Continuous Proof Trust™

A standard for proving machine trust without stored credentials

The industry has spent decades trying to protect credentials. Continuous Proof Trust™ starts from a different assumption: trust should be proven in the moment, not stored for later.

What Continuous Proof Trust™ Is

Every connected system eventually has to answer the same question: Should this machine, service, gateway, sensor, agent, workload, or application be trusted right now?

Traditional authentication usually answers that question by relying on stored credentials. A system presents a password, certificate, key, token, shared secret, or machine identity artifact. If the artifact is valid, trust is granted.

That model was practical. It was portable. It also created the weakness that attackers now exploit. If trust is represented by something that can be stored, it can be stolen. If it can be copied, it can be replayed. If it remains valid after authentication, it can be misused even after the original trust decision is over.

Continuous Proof Trust™ changes the assumption. Trust is not inherited from a stored credential or assumed because something is inside a network, connected through a tunnel, or holding a certificate. Trust is proven in context, between the participants who are actually communicating, and refreshed as the relationship continues.

Why It Matters Now

The old trust model was built for a slower world. People logged in. Servers verified them. Networks were segmented. Perimeters still mattered.

That world is no longer the operating reality. Trust now moves between applications, APIs, cloud services, edge devices, industrial controllers, autonomous systems, AI agents, gateways, mobile assets, sensors, and third-party platforms. These relationships occur constantly, often without human involvement and at machine speed.

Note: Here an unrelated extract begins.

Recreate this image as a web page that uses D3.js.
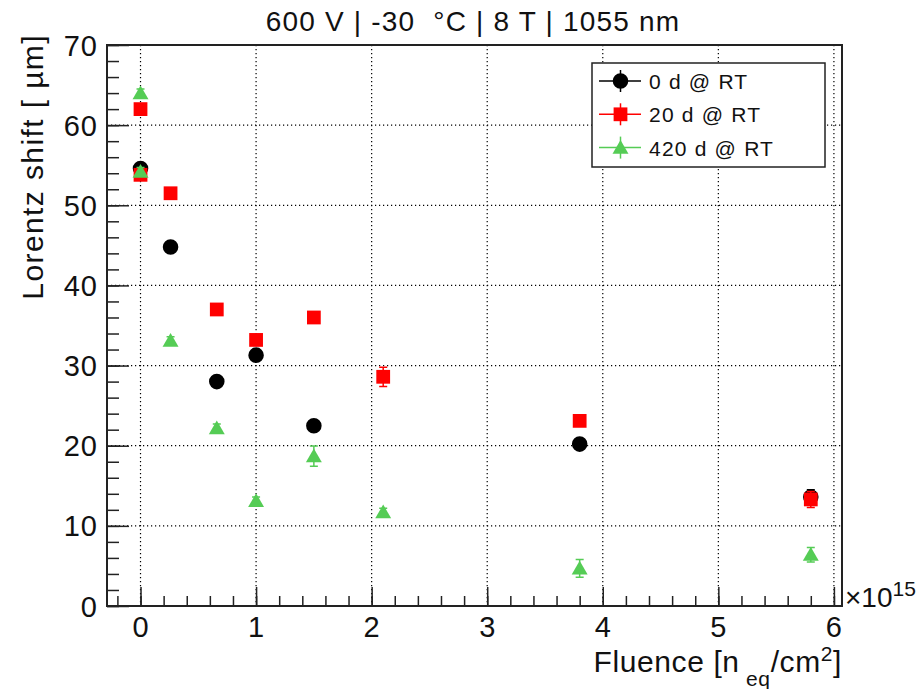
<!DOCTYPE html>
<html>
<head>
<meta charset="utf-8">
<script src="https://cdn.jsdelivr.net/npm/d3@7"></script>
<style>
  body { margin: 0; background: #fff; }
  svg { display: block; font-family: "Liberation Sans", Arial, sans-serif; }
  text { white-space: pre; }
</style>
</head>
<body>
<div id="chart"></div>
<script>
// fluence in units of 1e15 n_eq/cm^2
var fluence0 = [0, 0.26, 0.66, 1.0, 1.5, 3.8, 5.8]
var shift0 = [54.6, 44.8, 28.0, 31.3, 22.5, 20.2, 13.6]
var err0 = [0.5, 0.5, 0.5, 0.5, 0.5, 0.5, 0.9]

var fluence20 = [0, 0, 0.26, 0.66, 1.0, 1.5, 2.1, 3.8, 5.8]
var shift20 = [62.0, 53.8, 51.5, 37.0, 33.2, 36.0, 28.6, 23.1, 13.3]
var err20 = [0.5, 0.5, 0.5, 0.5, 0.5, 0.5, 1.2, 0.5, 1.0]

var fluence420 = [0, 0, 0.26, 0.66, 1.0, 1.5, 2.1, 3.8, 5.8]
var shift420 = [64.0, 54.2, 33.1, 22.2, 13.1, 18.7, 11.7, 4.7, 6.4]
var err420 = [0.5, 0.5, 0.5, 0.5, 0.5, 1.25, 0.5, 1.1, 0.9]

var seriesNames = ['0 d @ RT', '20 d @ RT', '420 d @ RT']
var xTicks = [0, 1, 2, 3, 4, 5, 6]
var yTicks = [0, 10, 20, 30, 40, 50, 60, 70]

var colors = ['#000000', '#ff0000', '#55cc55']
var shapes = [d3.symbolCircle, d3.symbolSquare, d3.symbolTriangle]
var sizes = [190, 190, 110]

var fullWidth = 922, fullHeight = 689
var frame = {left: 107, right: 842, top: 45, bottom: 606}

var x = d3.scaleLinear().domain([-0.29, 6.07]).range([frame.left, frame.right])
var y = d3.scaleLinear().domain([0, 70]).range([frame.bottom, frame.top])

var svg = d3.select('#chart').append('svg')
  .attr('width', fullWidth)
  .attr('height', fullHeight)

// grid
svg.append('g').selectAll('line').data(xTicks).enter().append('line')
  .attr('x1', function(d) { return x(d) }).attr('x2', function(d) { return x(d) })
  .attr('y1', frame.top).attr('y2', frame.bottom)
  .attr('stroke', '#000').attr('stroke-width', 1.2).attr('stroke-dasharray', '1.2,2.8')
svg.append('g').selectAll('line').data(yTicks.slice(1, 7)).enter().append('line')
  .attr('y1', function(d) { return y(d) }).attr('y2', function(d) { return y(d) })
  .attr('x1', frame.left).attr('x2', frame.right)
  .attr('stroke', '#000').attr('stroke-width', 1.2).attr('stroke-dasharray', '1.2,2.8')

// axes: ticks pointing inward like ROOT
var xAxis = svg.append('g').attr('transform', 'translate(0,' + frame.bottom + ')')
xAxis.call(d3.axisTop(x).tickValues(d3.range(-0.2, 6.05, 0.2)).tickSize(10).tickFormat(''))
xAxis.select('.domain').remove()
xAxis.selectAll('.tick line').attr('stroke', '#222').attr('stroke-width', 1.5)
var xMajor = svg.append('g').attr('transform', 'translate(0,' + frame.bottom + ')')
xMajor.call(d3.axisTop(x).tickValues(xTicks).tickSize(19).tickFormat(''))
xMajor.select('.domain').remove()
xMajor.selectAll('.tick line').attr('stroke', '#222').attr('stroke-width', 1.5)
svg.append('g').selectAll('text').data(xTicks).enter().append('text')
  .attr('x', function(d) { return x(d) }).attr('y', 637)
  .attr('text-anchor', 'middle').attr('font-size', 29).attr('fill', '#111')
  .text(function(d) { return d })

var yMinor = svg.append('g').attr('transform', 'translate(' + frame.left + ',0)')
yMinor.call(d3.axisRight(y).tickValues(d3.range(0, 70.1, 2)).tickSize(12).tickFormat(''))
yMinor.select('.domain').remove()
yMinor.selectAll('.tick line').attr('stroke', '#222').attr('stroke-width', 1.5)
var yMajor = svg.append('g').attr('transform', 'translate(' + frame.left + ',0)')
yMajor.call(d3.axisRight(y).tickValues(yTicks).tickSize(22).tickFormat(''))
yMajor.select('.domain').remove()
yMajor.selectAll('.tick line').attr('stroke', '#222').attr('stroke-width', 1.5)
svg.append('g').selectAll('text').data(yTicks).enter().append('text')
  .attr('x', 98).attr('y', function(d) { return y(d) + 10.5 })
  .attr('text-anchor', 'end').attr('font-size', 29).attr('fill', '#111')
  .attr('letter-spacing', 1)
  .text(function(d) { return d })

// frame
svg.append('rect')
  .attr('x', frame.left).attr('y', frame.top)
  .attr('width', frame.right - frame.left).attr('height', frame.bottom - frame.top)
  .attr('fill', 'none').attr('stroke', '#222').attr('stroke-width', 2)

// title and axis titles
svg.append('text').attr('x', 473).attr('y', 31).attr('text-anchor', 'middle')
  .attr('font-size', 28).attr('letter-spacing', 1.2).attr('fill', '#111')
  .text('600 V | -30  \u00B0C | 8 T | 1055 nm')

svg.append('text').attr('transform', 'translate(43,34) rotate(-90)')
  .attr('text-anchor', 'end').attr('font-size', 30).attr('letter-spacing', 1.4).attr('fill', '#111')
  .text('Lorentz shift [ \u00B5m]')

var xt = svg.append('text').attr('x', 842).attr('y', 672).attr('text-anchor', 'end')
  .attr('font-size', 30).attr('letter-spacing', 0.6).attr('fill', '#111')
xt.append('tspan').text('Fluence [n')
xt.append('tspan').attr('dy', 14).attr('font-size', 21).text(' eq')
xt.append('tspan').attr('dy', -14).text('/cm')
xt.append('tspan').attr('dy', -11).attr('font-size', 21).text('2')
xt.append('tspan').attr('dy', 11).text(']')

var mult = svg.append('text').attr('x', 845).attr('y', 607).attr('font-size', 28).attr('fill', '#111')
mult.append('tspan').text('\u00D710')
mult.append('tspan').attr('dy', -11).attr('font-size', 21).text('15')

// data
var series = [
  {xs: fluence0, ys: shift0, es: err0},
  {xs: fluence20, ys: shift20, es: err20},
  {xs: fluence420, ys: shift420, es: err420}
]

series.forEach(function(s, k) {
  var pts = s.xs.map(function(v, i) { return {x: v, y: s.ys[i], e: s.es[i]} })
  var g = svg.append('g')
  g.selectAll('.err').data(pts).enter().append('path')
    .attr('d', function(d) {
      var px = x(d.x), y0 = y(d.y - d.e), y1 = y(d.y + d.e)
      return 'M' + px + ',' + y0 + 'V' + y1 + 'M' + (px - 4) + ',' + y0 + 'H' + (px + 4) +
        'M' + (px - 4) + ',' + y1 + 'H' + (px + 4)
    })
    .attr('stroke', colors[k]).attr('stroke-width', 1.5).attr('fill', 'none')
  g.selectAll('.pt').data(pts).enter().append('path')
    .attr('transform', function(d) {
      var dy = k == 2 ? 1.5 : 0
      return 'translate(' + x(d.x) + ',' + (y(d.y) + dy) + ')'
    })
    .attr('d', d3.symbol().type(shapes[k]).size(sizes[k]))
    .attr('fill', colors[k])
})

// legend
var legend = svg.append('g')
legend.append('rect').attr('x', 592).attr('y', 63).attr('width', 233).attr('height', 104)
  .attr('fill', '#fff').attr('stroke', '#222').attr('stroke-width', 1.5)
seriesNames.forEach(function(name, k) {
  var ly = 81 + k * 33.3
  legend.append('line').attr('x1', 599).attr('x2', 641).attr('y1', ly).attr('y2', ly)
    .attr('stroke', colors[k]).attr('stroke-width', 1.5)
  legend.append('line').attr('x1', 620.5).attr('x2', 620.5).attr('y1', ly - 11).attr('y2', ly + 11)
    .attr('stroke', colors[k]).attr('stroke-width', 1.5)
  legend.append('path').attr('transform', 'translate(620.5,' + (ly + (k == 2 ? 1.5 : 0)) + ')')
    .attr('d', d3.symbol().type(shapes[k]).size(sizes[k])).attr('fill', colors[k])
  legend.append('text').attr('x', 649).attr('y', ly + 8).attr('font-size', 21).attr('letter-spacing', 1.2)
    .attr('fill', '#111').text(name)
})
</script>
</body>
</html>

In that environment, two problems become structural. Stored proof becomes an attack vector, and trust becomes detached from the live context of the interaction. A credential may prove that something was issued. It does not always prove that the right participant is present, in the right relationship, for the right purpose, at the right moment.

The Core Standard

As a standard, Continuous Proof Trust can be reduced to a simple design test: do not trust possession of proof alone. Require fresh proof through participation.

• Trust is contextual. A participant is trusted for a specific relationship, not trusted everywhere by default. Device A may be trusted to communicate with Device B, but that does not automatically authorize communication with Device C.

• Trust is proven in the moment. The proof should be fresh, session-specific, and bound to the interaction taking place. It should not rely on a reusable artifact waiting to become useful to an attacker.

• Trust should not be stored as a liability. The goal is not to manage secrets more carefully. The goal is to avoid making stored secrets the basis of trust in the first place.

• Trust must be checked before data is accepted. Encryption protects traffic, but it does not prove that the traffic came from the right machine. Commands, telemetry, AI inputs, sensor data, and machine-to-machine payloads should come from a proven source in the current relationship.

What Changes Operationally

When Continuous Proof Trust becomes the benchmark, authentication stops being a single gate at the start of a session. It becomes part of the ongoing relationship between systems.

• Machine trust becomes relationship-based instead of credential-based.

• Microsegmentation becomes cryptographic rather than only network-defined.

• Session-specific proof reduces the value of stolen or replayed authentication material.

• Legacy, edge, industrial, and remote systems can be protected without forcing every trust decision through an always-on central service.

• AI and autonomous systems can confirm machine inputs before acting on them.

This is not another control added to an already crowded stack. It changes what the stack accepts as proof.

Where kin Fits

kin is Iothic’s execution of Continuous Proof Trust. It removes the stored-credential dependency in authentication by allowing trusted systems to prove themselves through live, machine-confirmed relationships.

At the Application layer, kin library gives software teams a drop-in API library for credential-free authentication inside third-party software stacks or Iothic’s own authentication software. It allows vendors and application teams to add Continuous Proof Trust without rebuilding their entire product around a new network model.

Across Network/Transport layer deployment contexts, kin can also support protected system-to-system communication where organizations need credential-free trust across connected infrastructure.

Continuous Proof Trust™ is not passwordless, certificate management, or a new wrapper around credential-based authentication. It is a different standard for machine trust: live, contextual, relationship-based proof without stored credentials as the basis of authentication.

The Direction of Travel

The future of connected systems will not be secured by pretending stored trust is harmless. Credentials remain targets because they remain useful.

Continuous Proof Trust™ gives architects, software vendors, infrastructure operators, and product teams a cleaner standard to design against. Prove trust now. Prove it in context. Prove it through the relationship. Do not carry it forward as a reusable secret.

That is the necessary evolution: not more protection around the credential problem, but a way to make the credential unnecessary.